In fact, one of the most refreshing things about this reboot of the 1980s TV show is that it gleefully wallows in its own crass commercialism. It's a wicked send-up of not only the whole buddy-cop genre, but of itself.
Our film comedies have now reached the level of ironic detachment where the snake is eating its own tail. Nothing we see is meant to be taken at face value. So the stars aren't playing the roles of undercover cops posing as college students — one the brainy dweeb and the other the lunkhead bruiser — but the parody versions of them.
At one point, Hill and Tatum walk into their new "undercover" police headquarters, which happens to be right across the street from their old one. Next door, the "23 Jump Street Apartments" are currently under construction.
If you think that's hip and hilarious, wait till the end credits, which takes the same joke and runs it into the end zone, spikes the ball, bursts out of the stadium into the parking lot, and keeps going.
After inept rookie cops Schmidt and Jenko (Hill and Tatum, respectively) managed to break up a huge high school drug ring, they're tasked with doing the same thing again at MC State. When Schmidt tries to suggest other approaches, their deputy chief (Nick Offerman) sternly enforces the rule of sequels: Do exactly the same thing as last time.
This they do, with the socially awkward Schmidt struggling to fit into the college party scene, while Jenko makes the football team as a walk-on and bonds with their charismatic quarterback (Wyatt Russell), who may or may not be the linchpin of campus narcotics trafficking.

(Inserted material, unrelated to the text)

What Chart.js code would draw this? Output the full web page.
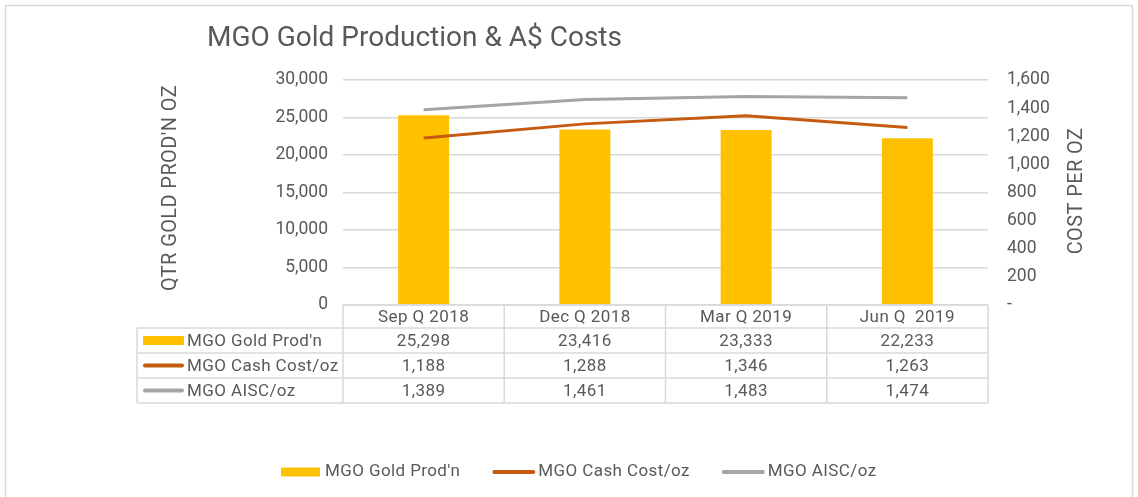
<!DOCTYPE html>
<html>
<head>
<meta charset="utf-8">
<script src="https://cdn.jsdelivr.net/npm/chart.js@4.4.0/dist/chart.umd.min.js"></script>
<style>
  html, body { margin: 0; padding: 0; background: #fff; }
</style>
</head>
<body>
<canvas id="Chart" width="1138" height="497"></canvas>
<script>
const labels = ["Sep Q 2018", "Dec Q 2018", "Mar Q 2019", "Jun Q  2019"];
const goldProd = [25298, 23416, 23333, 22233];
const cashCost = [1188, 1288, 1346, 1263];
const aiscCost = [1389, 1461, 1483, 1474];
const seriesNames = ["MGO Gold Prod'n", "MGO Cash Cost/oz", "MGO AISC/oz"];

const FONT = "Roboto, 'Noto Sans', sans-serif";
const GREY_TEXT = "#595959";
const GRID = "#d9d9d9";

const fmt = v => v.toLocaleString("en-US");

// draws one series marker (bar swatch or line swatch)
function drawSwatch(ctx, ds, x, y, w) {
  ctx.save();
  if (ds.type === "bar") {
    ctx.fillStyle = ds.backgroundColor;
    ctx.fillRect(x, y - 4.5, w, 9);
  } else {
    ctx.strokeStyle = ds.borderColor;
    ctx.lineWidth = 4;
    ctx.lineCap = "round";
    ctx.beginPath();
    ctx.moveTo(x + 2, y);
    ctx.lineTo(x + w - 2, y);
    ctx.stroke();
  }
  ctx.restore();
}

function vText(ctx, text, x, y) {
  ctx.save();
  ctx.translate(x, y);
  ctx.rotate(-Math.PI / 2);
  ctx.textAlign = "center";
  ctx.textBaseline = "middle";
  ctx.fillText(text, 0, 0);
  ctx.restore();
}

const extras = {
  id: "extras",
  beforeDraw(chart) {
    const ctx = chart.ctx;
    ctx.save();
    ctx.fillStyle = "#fff";
    ctx.fillRect(0, 0, chart.width, chart.height);
    ctx.strokeStyle = GRID;
    ctx.lineWidth = 1.5;
    ctx.strokeRect(5.5, 5.5, chart.width - 11, chart.height + 10);
    // title
    ctx.fillStyle = GREY_TEXT;
    ctx.font = "28px " + FONT;
    ctx.textBaseline = "middle";
    ctx.fillText("MGO Gold Production & A$ Costs", 207, 39);
    ctx.restore();
  },
  afterDraw(chart) {
    const ctx = chart.ctx;
    const xs = chart.scales.x;
    const area = chart.chartArea;
    const n = labels.length;
    const cw = (xs.right - xs.left) / n;
    const rowTop = area.bottom;
    const headH = 23, rowH = 25;
    const tableLeft = 137;
    const rows = [goldProd, cashCost, aiscCost];

    ctx.save();
    ctx.strokeStyle = GRID;
    ctx.lineWidth = 1.5;
    const bottom = rowTop + headH + rowH * rows.length;
    ctx.beginPath();
    ctx.moveTo(xs.left, rowTop); ctx.lineTo(xs.right, rowTop);
    for (let r = 0; r <= rows.length; r++) {
      const yy = rowTop + headH + r * rowH;
      ctx.moveTo(tableLeft, yy); ctx.lineTo(xs.right, yy);
    }
    for (let i = 0; i <= n; i++) {
      const xx = xs.left + i * cw;
      ctx.moveTo(xx, rowTop); ctx.lineTo(xx, bottom);
    }
    ctx.moveTo(tableLeft, rowTop + headH); ctx.lineTo(tableLeft, bottom);
    ctx.stroke();

    ctx.fillStyle = GREY_TEXT;
    ctx.font = "17px " + FONT;
    ctx.letterSpacing = "0.4px";
    ctx.textBaseline = "middle";
    ctx.textAlign = "center";
    labels.forEach((lab, i) => {
      ctx.fillText(lab, xs.getPixelForValue(i), rowTop + headH / 2 + 1);
    });
    rows.forEach((vals, r) => {
      const cy = rowTop + headH + r * rowH + rowH / 2 + 1;
      vals.forEach((v, i) => ctx.fillText(fmt(v), xs.getPixelForValue(i), cy));
      const ds = chart.data.datasets[r];
      drawSwatch(ctx, ds, 143, cy - 1, 41);
      ctx.textAlign = "left";
      ctx.fillText(ds.label, 187, cy);
      ctx.textAlign = "center";
    });

    // axis titles, both reading bottom to top
    ctx.font = "20px " + FONT;
    vText(ctx, "QTR GOLD PROD'N OZ", 171, 188);
    vText(ctx, "COST PER OZ", 1077, 191);

    // legend at the bottom
    ctx.font = "17px " + FONT;
    let lx = 281;
    const ly = 472;
    ctx.textAlign = "left";
    chart.data.datasets.forEach((ds) => {
      const sw = ds.type === "bar" ? 39 : 43;
      drawSwatch(ctx, ds, lx, ly, sw);
      lx += sw + (ds.type === "bar" ? 5 : 3);
      ctx.fillText(ds.label, lx, ly);
      lx += ctx.measureText(ds.label).width + 32;
    });
    ctx.restore();
  }
};

const config = {
  data: {
    labels: labels,
    datasets: [
      {
        type: "bar",
        label: seriesNames[0],
        data: goldProd,
        backgroundColor: "#FFC000",
        yAxisID: "y",
        barPercentage: 0.316,
        categoryPercentage: 1,
        order: 3
      },
      {
        type: "line",
        label: seriesNames[1],
        data: cashCost,
        borderColor: "#C55A11",
        backgroundColor: "#C55A11",
        borderWidth: 3,
        pointRadius: 0,
        tension: 0,
        yAxisID: "y1",
        order: 2
      },
      {
        type: "line",
        label: seriesNames[2],
        data: aiscCost,
        borderColor: "#A5A5A5",
        backgroundColor: "#A5A5A5",
        borderWidth: 3,
        pointRadius: 0,
        tension: 0,
        yAxisID: "y1",
        order: 1
      }
    ]
  },
  options: {
    responsive: false,
    devicePixelRatio: 1,
    animation: false,
    layout: { padding: { left: 158, right: 40, top: 80, bottom: 192 } },
    plugins: {
      legend: { display: false },
      title: { display: false },
      tooltip: { enabled: false }
    },
    scales: {
      x: { display: false },
      y: {
        position: "left",
        min: 0,
        max: 30000,
        ticks: {
          stepSize: 5000,
          padding: 15,
          color: GREY_TEXT,
          font: { family: FONT, size: 17.5 },
          callback: v => fmt(v)
        },
        grid: { color: GRID, lineWidth: 1.5, drawTicks: false },
        border: { display: false },
        afterFit: s => { s.width = 185; }
      },
      y1: {
        position: "right",
        min: 0,
        max: 1600,
        ticks: {
          stepSize: 200,
          padding: 19,
          color: GREY_TEXT,
          font: { family: FONT, size: 17.5 },
          callback: v => (v === 0 ? "-" : fmt(v))
        },
        grid: { display: false, drawTicks: false },
        border: { display: false },
        afterFit: s => { s.width = 110; }
      }
    }
  },
  plugins: [extras]
};

const myChart = new Chart(document.getElementById("Chart"), config);
</script>
</body>
</html>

The specifics of the plot are so tiresome that co-directors Phil Lord and Christopher Miller and their trio of screenwriters barely even bother to pay attention to them. The movie mostly jumps from scene to scene, generally involving Hill and Tatum spewing out motormouth gibberish and making fools of themselves while also commenting on the proceedings as they're unfolding. The movie doesn't so much do jokes as stages uncomfortable situations.
This is the comedy of embarrassment. Much of this is painful to watch, and in seeing our boys squirm we are intended to derive laughs.
And there are a lot of them, though there are long stretches in the middle where we feel more sorry for the people we're following than amused by them.
The lead actors are both in their 30s, and look it, and one of the running gags is that absolutely no one they meet believes they are college age.
"I'm 19," Schmidt says, straight-faced.
"Nineteen minutes late to the pinochle game?" a snarky girl responds.
After awhile, though, the shtick starts to wear thin and we know everything that's going to happen — like that no gunfight can commence without an extended back-and-forth of insults and quips between the antagonists.
At nearly two hours long, "22 Jump Street" far outstays its welcome. Like an actual college party, it's raucous and intoxicating for awhile, but after 90 minutes you've seen all there is to see, and the music shuffle starts to repeat.